Some creators are meant to make myth. They're supposed to stride into humanity's shared stream of meaning and re-interpret the flow. Or boil it into something elemental.
Comics legend Walt Simonson is one of those people. Yes, his acclaimed work on Thor and Orion had the advantage of dealing with deities in the leading role. But his work on titles like Manhunter also shows his skill at making more grounded stories sing in a different way.
The actual story of The Judas Coin didn't hold many surprises for me. The hardcover graphic novel starts in biblical times, showing Judas Iscariot getting paid for his infamous betrayal and then trying to throw the money back at those who paid him. One coin gets picked up by a hapless citizen who meets an untimely end. This kind of tale—where a cursed artifact ruins the lives of those who've touched it over the course of centuries—has been a genre staple for a long, long time. But it's the way that Simonson tells it, with all his hallmark tics intact that excites me.

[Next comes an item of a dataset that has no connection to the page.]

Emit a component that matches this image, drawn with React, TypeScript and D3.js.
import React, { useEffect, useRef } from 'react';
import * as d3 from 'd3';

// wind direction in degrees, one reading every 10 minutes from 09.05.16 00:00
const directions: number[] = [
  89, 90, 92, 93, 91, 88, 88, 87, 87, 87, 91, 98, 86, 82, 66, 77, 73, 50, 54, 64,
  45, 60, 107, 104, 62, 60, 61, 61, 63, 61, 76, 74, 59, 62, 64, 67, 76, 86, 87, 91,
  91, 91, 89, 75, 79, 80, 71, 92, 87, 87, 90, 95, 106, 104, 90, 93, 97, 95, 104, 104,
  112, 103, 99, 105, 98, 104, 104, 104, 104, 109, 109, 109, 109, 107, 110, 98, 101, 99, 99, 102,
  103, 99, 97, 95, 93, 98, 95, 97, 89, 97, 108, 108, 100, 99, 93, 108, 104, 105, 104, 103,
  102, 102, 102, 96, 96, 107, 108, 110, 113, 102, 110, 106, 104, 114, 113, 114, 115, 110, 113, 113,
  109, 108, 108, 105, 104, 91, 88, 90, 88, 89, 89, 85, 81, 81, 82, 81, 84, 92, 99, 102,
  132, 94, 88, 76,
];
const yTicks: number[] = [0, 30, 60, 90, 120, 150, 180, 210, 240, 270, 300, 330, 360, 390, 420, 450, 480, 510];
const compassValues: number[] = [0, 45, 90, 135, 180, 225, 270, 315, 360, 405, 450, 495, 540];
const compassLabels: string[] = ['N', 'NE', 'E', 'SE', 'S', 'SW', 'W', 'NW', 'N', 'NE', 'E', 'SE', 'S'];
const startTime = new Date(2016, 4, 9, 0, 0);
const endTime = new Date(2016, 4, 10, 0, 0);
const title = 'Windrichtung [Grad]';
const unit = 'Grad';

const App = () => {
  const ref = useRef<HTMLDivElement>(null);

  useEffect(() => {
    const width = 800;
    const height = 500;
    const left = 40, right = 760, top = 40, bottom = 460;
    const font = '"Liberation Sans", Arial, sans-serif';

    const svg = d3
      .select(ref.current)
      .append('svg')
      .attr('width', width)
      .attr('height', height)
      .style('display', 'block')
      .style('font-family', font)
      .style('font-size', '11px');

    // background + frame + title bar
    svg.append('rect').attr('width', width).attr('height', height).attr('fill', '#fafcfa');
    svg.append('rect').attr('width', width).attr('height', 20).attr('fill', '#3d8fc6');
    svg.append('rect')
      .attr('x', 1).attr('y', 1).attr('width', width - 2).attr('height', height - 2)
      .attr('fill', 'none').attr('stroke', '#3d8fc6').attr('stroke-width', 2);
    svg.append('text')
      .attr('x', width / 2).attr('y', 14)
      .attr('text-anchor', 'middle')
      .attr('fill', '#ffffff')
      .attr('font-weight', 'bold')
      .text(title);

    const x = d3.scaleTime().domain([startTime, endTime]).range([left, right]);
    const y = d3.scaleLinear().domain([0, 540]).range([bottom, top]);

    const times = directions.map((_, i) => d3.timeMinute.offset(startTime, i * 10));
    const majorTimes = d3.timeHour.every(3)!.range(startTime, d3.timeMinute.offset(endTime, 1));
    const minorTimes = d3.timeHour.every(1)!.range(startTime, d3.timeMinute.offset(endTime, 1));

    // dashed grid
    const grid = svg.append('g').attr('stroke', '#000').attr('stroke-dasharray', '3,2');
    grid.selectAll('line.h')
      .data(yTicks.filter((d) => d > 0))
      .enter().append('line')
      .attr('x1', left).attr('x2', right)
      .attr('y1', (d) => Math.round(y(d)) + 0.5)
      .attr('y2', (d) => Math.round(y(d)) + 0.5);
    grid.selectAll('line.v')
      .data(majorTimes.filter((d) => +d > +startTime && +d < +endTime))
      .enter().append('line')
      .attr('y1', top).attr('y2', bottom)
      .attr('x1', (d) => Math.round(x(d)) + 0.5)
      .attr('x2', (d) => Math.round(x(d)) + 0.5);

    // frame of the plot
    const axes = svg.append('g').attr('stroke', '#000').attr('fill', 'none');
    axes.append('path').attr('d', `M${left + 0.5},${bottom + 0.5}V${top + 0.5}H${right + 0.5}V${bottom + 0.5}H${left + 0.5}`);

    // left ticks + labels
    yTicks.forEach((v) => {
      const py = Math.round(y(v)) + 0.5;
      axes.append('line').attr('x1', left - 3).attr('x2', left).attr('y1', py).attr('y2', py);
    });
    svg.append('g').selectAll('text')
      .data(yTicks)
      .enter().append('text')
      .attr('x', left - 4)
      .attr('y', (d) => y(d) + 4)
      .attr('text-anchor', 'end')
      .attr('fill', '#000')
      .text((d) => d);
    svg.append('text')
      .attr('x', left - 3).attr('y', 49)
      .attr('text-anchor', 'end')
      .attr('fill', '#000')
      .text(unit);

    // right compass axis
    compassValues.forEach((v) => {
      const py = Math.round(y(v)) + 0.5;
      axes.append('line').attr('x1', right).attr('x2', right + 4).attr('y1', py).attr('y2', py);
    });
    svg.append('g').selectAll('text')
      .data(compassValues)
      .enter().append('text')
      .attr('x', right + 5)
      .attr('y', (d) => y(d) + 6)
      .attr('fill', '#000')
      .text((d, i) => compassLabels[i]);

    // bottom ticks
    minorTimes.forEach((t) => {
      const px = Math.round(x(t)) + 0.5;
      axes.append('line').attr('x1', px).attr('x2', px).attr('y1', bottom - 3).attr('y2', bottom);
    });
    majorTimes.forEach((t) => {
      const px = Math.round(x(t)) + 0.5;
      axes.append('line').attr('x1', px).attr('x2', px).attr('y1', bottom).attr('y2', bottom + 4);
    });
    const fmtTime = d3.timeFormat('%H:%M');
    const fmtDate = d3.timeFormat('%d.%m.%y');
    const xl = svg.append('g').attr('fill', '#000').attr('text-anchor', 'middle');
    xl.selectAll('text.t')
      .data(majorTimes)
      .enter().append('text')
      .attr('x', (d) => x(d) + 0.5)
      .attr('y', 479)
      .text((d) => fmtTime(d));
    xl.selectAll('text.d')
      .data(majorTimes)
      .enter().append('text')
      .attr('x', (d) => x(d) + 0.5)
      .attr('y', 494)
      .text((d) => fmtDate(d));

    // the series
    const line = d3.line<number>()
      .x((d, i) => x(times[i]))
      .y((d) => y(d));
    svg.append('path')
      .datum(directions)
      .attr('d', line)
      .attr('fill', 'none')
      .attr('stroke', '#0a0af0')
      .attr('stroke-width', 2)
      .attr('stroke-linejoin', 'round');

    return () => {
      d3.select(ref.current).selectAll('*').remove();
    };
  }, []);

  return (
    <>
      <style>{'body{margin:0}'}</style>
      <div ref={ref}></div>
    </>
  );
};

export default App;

The energy of Simonson's line hasn't diminished at all in the 30+ years he's been drawing. His pages hold tall skyscraper panels, with the action shot from below to make the reader feel like they've stumbled into something Wagnerian. Characters' faces tell little stories all unto themselves, with a haunted past and a tense present-day in their expressions. His design sense and composition invokes scale and detail in equal measure and always give your eye something to trace down into the fibers of the page.
Look at the cover. What looks like a composite image at first breaks down cleanly on closer inspection, letting you know that stories are happening in multiple eras before you read anything else about the book. And his trademark use of outlandish sound effects as visual elements somehow manages to both deflate overly serious moments or make everyday occurrences seem full of portent.
What you get in the loosely connected short stories is essentially a micro-history of comics and the genres that have been popular in the artform's American lifespan. Sword-and-sandal gladiator stories, cowboy adventure, pirate derring-do and cape-and-cowl superheroics all show up here.
Simonson mines DC Comics' library of heroes and villains for characters in each genre and mixes up his artistic or writing approaches for each. His art may not immediately make you think of Jack Kirby but Simonson is clearly in the lineage of the great comics master, whose career took him through romance, boys'-adventure, superhero and nearly every other genre comics has touched. I was really worried that Simonson would show me that his edge had dulled in The Judas Coin. Instead, the bearded cartoonist demonstrates what it's like to be able to wield finely honed chops in a multiplicity of ways.